--- START Records ---
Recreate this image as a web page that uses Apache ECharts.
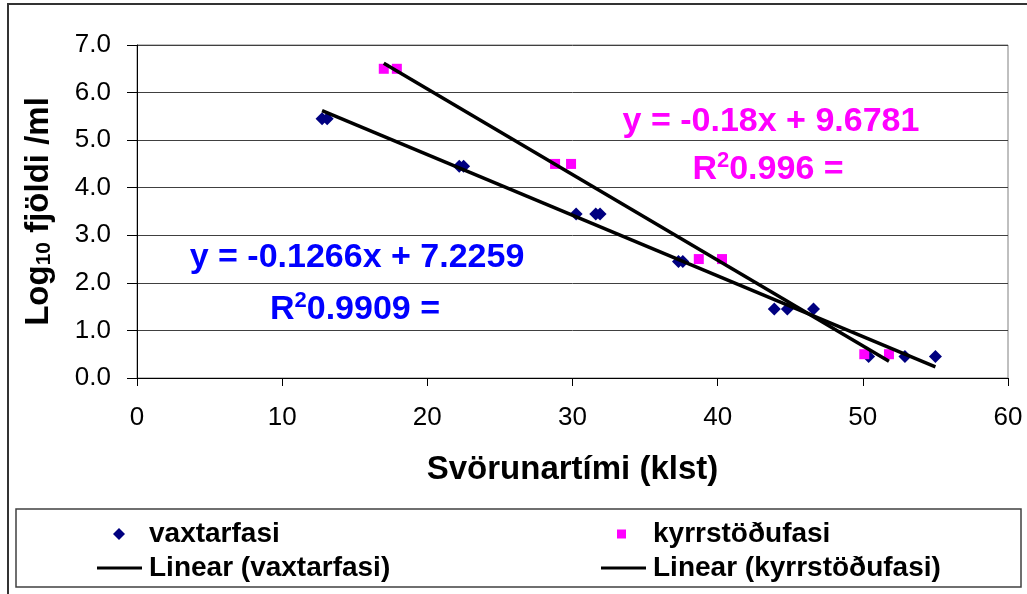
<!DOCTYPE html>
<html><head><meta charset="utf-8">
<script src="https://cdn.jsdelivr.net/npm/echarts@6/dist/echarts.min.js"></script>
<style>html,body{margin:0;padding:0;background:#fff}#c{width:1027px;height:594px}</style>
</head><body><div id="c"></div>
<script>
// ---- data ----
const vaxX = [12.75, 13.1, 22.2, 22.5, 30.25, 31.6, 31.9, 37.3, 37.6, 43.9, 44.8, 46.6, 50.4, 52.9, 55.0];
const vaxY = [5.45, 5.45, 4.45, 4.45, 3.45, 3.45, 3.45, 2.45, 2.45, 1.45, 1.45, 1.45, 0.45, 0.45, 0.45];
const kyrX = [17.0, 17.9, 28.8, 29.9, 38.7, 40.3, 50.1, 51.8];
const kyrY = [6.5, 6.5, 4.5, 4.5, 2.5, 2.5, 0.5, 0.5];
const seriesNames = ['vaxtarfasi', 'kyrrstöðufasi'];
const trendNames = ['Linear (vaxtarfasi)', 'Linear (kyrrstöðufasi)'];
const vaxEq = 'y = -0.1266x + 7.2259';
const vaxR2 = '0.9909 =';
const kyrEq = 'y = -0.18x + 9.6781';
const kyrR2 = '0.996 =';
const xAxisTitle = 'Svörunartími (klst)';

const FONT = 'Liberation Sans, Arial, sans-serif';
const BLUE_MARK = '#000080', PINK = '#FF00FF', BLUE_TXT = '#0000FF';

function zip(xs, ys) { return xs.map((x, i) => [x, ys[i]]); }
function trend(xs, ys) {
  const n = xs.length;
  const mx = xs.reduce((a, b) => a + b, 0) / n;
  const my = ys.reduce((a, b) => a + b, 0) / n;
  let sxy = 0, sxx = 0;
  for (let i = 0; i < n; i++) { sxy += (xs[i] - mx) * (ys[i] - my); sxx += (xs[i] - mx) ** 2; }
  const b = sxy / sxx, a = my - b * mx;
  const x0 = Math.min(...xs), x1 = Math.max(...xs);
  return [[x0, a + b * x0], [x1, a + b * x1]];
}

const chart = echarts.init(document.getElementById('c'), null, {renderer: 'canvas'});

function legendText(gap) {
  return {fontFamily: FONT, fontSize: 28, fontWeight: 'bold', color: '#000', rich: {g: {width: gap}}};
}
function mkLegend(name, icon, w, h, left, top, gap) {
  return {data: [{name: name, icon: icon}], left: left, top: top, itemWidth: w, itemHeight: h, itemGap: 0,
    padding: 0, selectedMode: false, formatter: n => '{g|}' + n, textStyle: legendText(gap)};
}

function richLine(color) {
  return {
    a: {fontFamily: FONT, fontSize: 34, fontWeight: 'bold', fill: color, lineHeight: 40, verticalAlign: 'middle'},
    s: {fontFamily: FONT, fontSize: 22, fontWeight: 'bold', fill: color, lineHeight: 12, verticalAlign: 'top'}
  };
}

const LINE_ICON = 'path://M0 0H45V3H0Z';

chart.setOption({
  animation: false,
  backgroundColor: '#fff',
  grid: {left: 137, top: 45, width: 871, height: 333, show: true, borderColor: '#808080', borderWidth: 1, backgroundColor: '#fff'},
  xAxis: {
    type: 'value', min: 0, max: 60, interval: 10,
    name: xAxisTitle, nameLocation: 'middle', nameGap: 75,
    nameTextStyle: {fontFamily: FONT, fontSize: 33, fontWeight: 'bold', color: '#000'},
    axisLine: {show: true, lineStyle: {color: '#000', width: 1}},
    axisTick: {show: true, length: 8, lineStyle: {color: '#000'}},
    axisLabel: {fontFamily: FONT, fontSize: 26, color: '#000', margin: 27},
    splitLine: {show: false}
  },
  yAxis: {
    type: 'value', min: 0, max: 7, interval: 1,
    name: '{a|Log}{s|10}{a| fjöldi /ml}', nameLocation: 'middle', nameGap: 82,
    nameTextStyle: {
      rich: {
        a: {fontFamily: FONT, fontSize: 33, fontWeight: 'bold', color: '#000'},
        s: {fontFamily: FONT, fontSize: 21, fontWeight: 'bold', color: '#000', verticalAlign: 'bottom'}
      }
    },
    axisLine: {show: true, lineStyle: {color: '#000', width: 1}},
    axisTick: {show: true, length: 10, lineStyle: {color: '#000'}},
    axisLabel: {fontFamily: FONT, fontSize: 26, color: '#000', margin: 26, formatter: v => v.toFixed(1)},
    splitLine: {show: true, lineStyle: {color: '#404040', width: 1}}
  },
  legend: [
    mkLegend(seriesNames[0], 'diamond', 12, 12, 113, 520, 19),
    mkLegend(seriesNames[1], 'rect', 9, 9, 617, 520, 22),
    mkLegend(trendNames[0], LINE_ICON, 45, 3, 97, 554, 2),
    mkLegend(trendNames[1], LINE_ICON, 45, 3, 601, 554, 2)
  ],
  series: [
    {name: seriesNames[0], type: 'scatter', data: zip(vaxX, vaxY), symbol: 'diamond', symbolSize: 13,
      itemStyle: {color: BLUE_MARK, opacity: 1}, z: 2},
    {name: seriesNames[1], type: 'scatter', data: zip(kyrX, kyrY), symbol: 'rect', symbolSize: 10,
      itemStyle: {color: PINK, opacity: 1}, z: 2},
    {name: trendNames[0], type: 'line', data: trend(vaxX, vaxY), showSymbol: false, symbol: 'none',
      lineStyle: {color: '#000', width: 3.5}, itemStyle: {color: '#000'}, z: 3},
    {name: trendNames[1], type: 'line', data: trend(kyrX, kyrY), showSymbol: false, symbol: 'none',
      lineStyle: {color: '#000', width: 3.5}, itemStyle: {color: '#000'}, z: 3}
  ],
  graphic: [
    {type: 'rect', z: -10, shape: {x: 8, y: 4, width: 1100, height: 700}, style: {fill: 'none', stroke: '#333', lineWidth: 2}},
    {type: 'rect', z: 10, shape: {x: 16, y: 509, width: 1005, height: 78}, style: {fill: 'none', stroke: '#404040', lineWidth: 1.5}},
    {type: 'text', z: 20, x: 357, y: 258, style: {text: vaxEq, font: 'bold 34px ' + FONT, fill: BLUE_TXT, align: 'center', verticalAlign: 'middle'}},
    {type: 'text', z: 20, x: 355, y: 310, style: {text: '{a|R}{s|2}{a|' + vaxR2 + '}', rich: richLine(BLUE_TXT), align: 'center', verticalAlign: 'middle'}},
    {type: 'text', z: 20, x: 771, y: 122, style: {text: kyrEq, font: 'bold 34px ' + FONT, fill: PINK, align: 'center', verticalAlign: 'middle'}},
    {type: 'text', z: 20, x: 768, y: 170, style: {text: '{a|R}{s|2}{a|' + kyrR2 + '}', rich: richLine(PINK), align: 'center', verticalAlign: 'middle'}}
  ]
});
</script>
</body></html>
--- END Records ---
--- START Records ---
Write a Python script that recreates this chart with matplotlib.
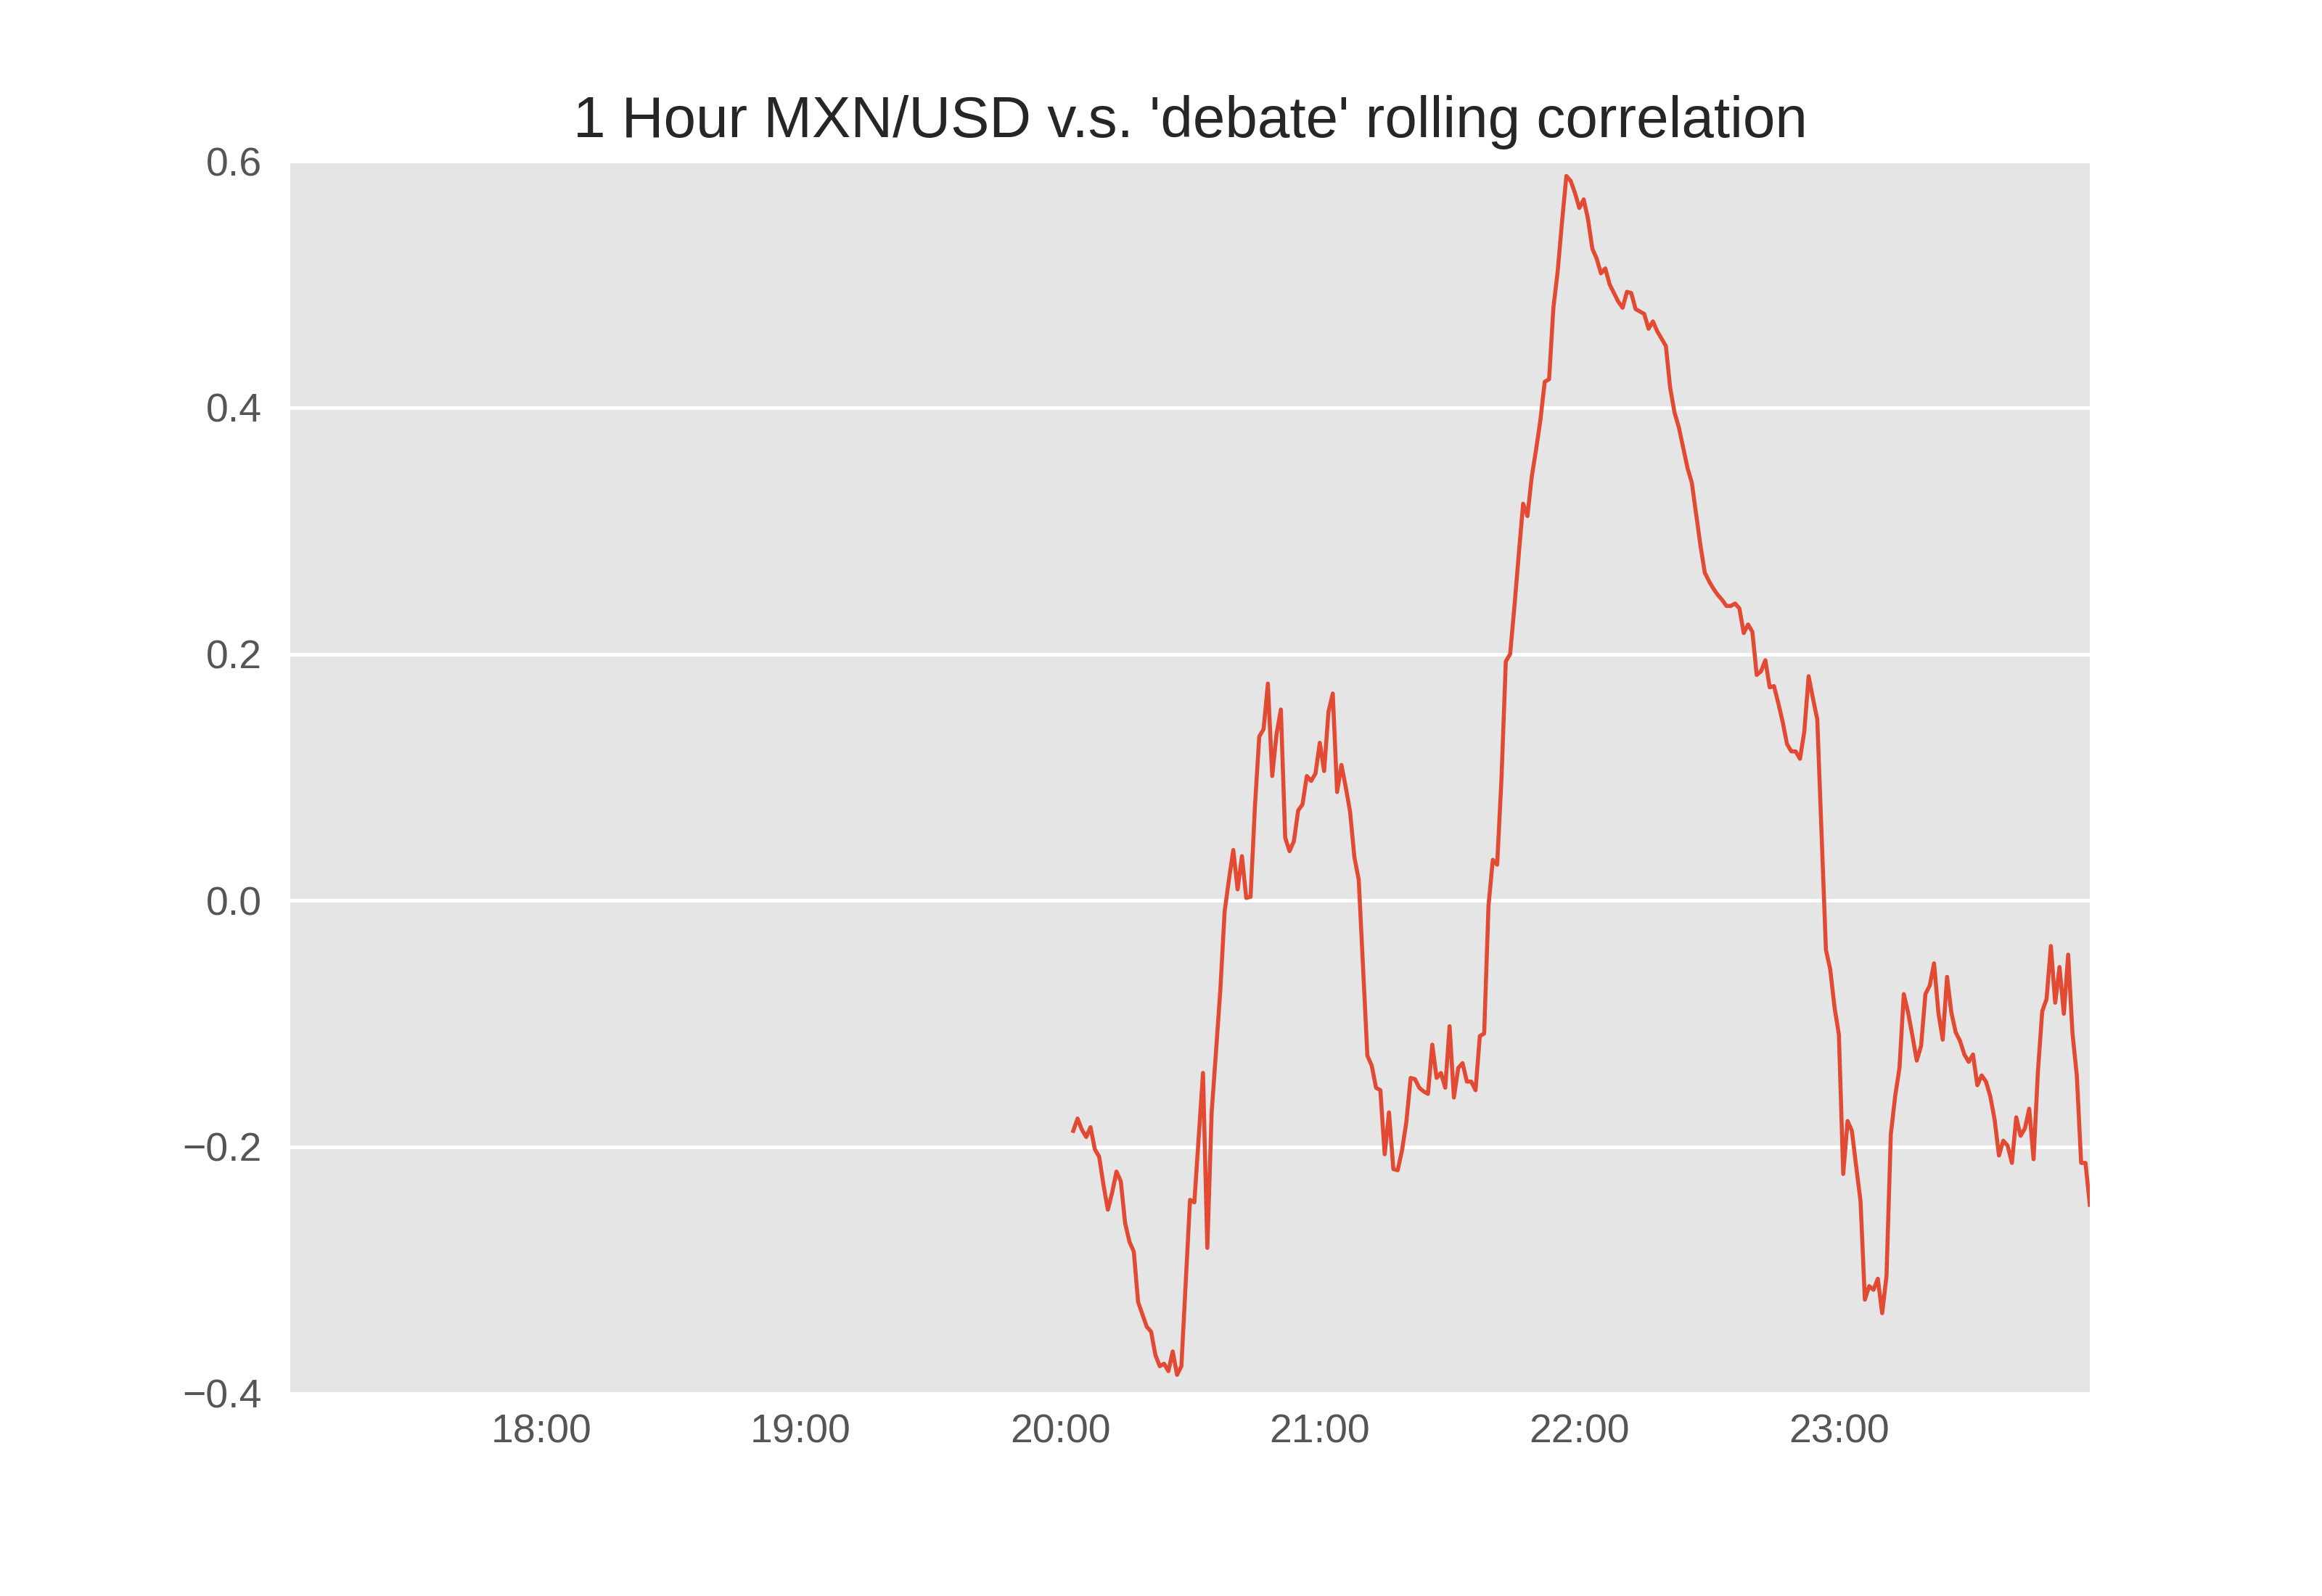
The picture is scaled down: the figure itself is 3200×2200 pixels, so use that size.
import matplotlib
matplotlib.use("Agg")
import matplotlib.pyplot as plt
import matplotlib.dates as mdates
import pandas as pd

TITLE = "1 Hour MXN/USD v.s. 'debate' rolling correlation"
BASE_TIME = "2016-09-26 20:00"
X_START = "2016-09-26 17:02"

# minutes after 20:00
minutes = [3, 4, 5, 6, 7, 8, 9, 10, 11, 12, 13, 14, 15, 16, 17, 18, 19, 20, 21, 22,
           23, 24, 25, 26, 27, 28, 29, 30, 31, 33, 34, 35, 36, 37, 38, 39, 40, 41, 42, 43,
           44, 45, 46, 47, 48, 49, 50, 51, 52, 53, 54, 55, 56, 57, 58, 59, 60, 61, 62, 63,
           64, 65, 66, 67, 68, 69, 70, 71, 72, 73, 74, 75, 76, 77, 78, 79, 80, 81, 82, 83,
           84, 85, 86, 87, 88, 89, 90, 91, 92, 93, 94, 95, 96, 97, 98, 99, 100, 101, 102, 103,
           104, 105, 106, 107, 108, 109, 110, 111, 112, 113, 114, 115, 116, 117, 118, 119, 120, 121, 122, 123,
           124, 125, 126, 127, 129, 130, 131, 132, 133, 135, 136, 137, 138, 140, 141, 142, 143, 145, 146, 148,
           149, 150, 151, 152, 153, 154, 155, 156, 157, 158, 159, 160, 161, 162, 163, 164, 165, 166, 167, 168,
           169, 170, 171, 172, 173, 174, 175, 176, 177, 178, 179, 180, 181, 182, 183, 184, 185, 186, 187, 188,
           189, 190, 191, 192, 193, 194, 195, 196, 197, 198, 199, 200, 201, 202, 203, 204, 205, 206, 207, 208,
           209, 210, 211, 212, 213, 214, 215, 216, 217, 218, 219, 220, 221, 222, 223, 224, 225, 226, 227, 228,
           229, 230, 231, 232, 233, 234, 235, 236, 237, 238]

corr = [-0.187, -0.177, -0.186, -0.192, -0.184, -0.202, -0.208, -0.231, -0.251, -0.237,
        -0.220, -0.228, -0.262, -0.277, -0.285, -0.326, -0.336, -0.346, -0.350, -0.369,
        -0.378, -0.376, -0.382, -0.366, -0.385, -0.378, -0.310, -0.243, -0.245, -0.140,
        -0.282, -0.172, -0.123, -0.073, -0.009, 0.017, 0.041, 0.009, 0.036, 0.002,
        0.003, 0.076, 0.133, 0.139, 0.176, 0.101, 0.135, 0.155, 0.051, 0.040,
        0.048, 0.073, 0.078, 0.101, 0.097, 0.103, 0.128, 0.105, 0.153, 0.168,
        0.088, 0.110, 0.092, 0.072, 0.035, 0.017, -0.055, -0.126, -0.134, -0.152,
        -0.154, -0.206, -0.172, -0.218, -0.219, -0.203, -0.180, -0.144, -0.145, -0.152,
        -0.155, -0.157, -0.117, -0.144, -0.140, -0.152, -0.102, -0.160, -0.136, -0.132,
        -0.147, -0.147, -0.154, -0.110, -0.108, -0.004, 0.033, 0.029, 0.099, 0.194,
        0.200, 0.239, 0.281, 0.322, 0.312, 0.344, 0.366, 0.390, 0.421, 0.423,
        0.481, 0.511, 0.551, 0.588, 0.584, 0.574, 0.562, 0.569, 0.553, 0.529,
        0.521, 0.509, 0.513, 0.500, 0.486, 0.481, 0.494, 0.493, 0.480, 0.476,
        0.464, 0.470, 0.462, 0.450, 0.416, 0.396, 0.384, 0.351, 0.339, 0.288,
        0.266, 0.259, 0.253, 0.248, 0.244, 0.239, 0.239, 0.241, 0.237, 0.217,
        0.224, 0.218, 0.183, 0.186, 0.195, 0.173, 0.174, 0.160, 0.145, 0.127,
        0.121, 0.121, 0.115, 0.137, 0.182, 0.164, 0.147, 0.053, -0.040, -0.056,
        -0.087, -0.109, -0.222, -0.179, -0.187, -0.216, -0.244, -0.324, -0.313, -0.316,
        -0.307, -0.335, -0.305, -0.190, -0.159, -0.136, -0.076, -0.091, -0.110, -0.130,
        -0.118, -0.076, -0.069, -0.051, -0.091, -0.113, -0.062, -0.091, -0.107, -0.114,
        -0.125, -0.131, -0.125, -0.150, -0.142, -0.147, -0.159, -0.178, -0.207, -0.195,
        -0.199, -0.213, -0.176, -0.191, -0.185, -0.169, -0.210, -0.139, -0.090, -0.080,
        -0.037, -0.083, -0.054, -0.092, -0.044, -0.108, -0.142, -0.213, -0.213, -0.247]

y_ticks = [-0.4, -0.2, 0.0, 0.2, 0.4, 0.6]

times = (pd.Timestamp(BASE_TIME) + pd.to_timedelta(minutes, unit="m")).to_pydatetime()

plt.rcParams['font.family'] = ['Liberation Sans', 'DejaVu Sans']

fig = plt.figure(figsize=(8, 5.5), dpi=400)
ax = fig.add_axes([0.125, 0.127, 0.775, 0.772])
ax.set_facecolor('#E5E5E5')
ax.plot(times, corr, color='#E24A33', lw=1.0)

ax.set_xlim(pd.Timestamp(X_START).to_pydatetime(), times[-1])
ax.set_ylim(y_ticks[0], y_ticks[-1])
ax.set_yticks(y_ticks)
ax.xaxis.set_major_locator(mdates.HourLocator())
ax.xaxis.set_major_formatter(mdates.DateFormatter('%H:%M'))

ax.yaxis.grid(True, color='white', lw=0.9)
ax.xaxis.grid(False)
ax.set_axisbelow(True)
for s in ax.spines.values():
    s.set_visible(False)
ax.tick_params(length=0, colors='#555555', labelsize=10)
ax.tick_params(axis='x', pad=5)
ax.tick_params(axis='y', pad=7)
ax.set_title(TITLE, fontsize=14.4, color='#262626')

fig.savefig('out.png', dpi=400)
--- END Records ---
#### Goal:
Repeat exactly the lines above, from the line that contains "Recreate this image" down through the line that contains "const BLUE_MARK = '#000080', PINK". Include both of those lines and none of the pictures.

#### Written solution:
Recreate this image as a web page that uses Apache ECharts.
<!DOCTYPE html>
<html><head><meta charset="utf-8">
<script src="https://cdn.jsdelivr.net/npm/echarts@6/dist/echarts.min.js"></script>
<style>html,body{margin:0;padding:0;background:#fff}#c{width:1027px;height:594px}</style>
</head><body><div id="c"></div>
<script>
// ---- data ----
const vaxX = [12.75, 13.1, 22.2, 22.5, 30.25, 31.6, 31.9, 37.3, 37.6, 43.9, 44.8, 46.6, 50.4, 52.9, 55.0];
const vaxY = [5.45, 5.45, 4.45, 4.45, 3.45, 3.45, 3.45, 2.45, 2.45, 1.45, 1.45, 1.45, 0.45, 0.45, 0.45];
const kyrX = [17.0, 17.9, 28.8, 29.9, 38.7, 40.3, 50.1, 51.8];
const kyrY = [6.5, 6.5, 4.5, 4.5, 2.5, 2.5, 0.5, 0.5];
const seriesNames = ['vaxtarfasi', 'kyrrstöðufasi'];
const trendNames = ['Linear (vaxtarfasi)', 'Linear (kyrrstöðufasi)'];
const vaxEq = 'y = -0.1266x + 7.2259';
const vaxR2 = '0.9909 =';
const kyrEq = 'y = -0.18x + 9.6781';
const kyrR2 = '0.996 =';
const xAxisTitle = 'Svörunartími (klst)';

const FONT = 'Liberation Sans, Arial, sans-serif';
const BLUE_MARK = '#000080', PINK = '#FF00FF', BLUE_TXT = '#0000FF';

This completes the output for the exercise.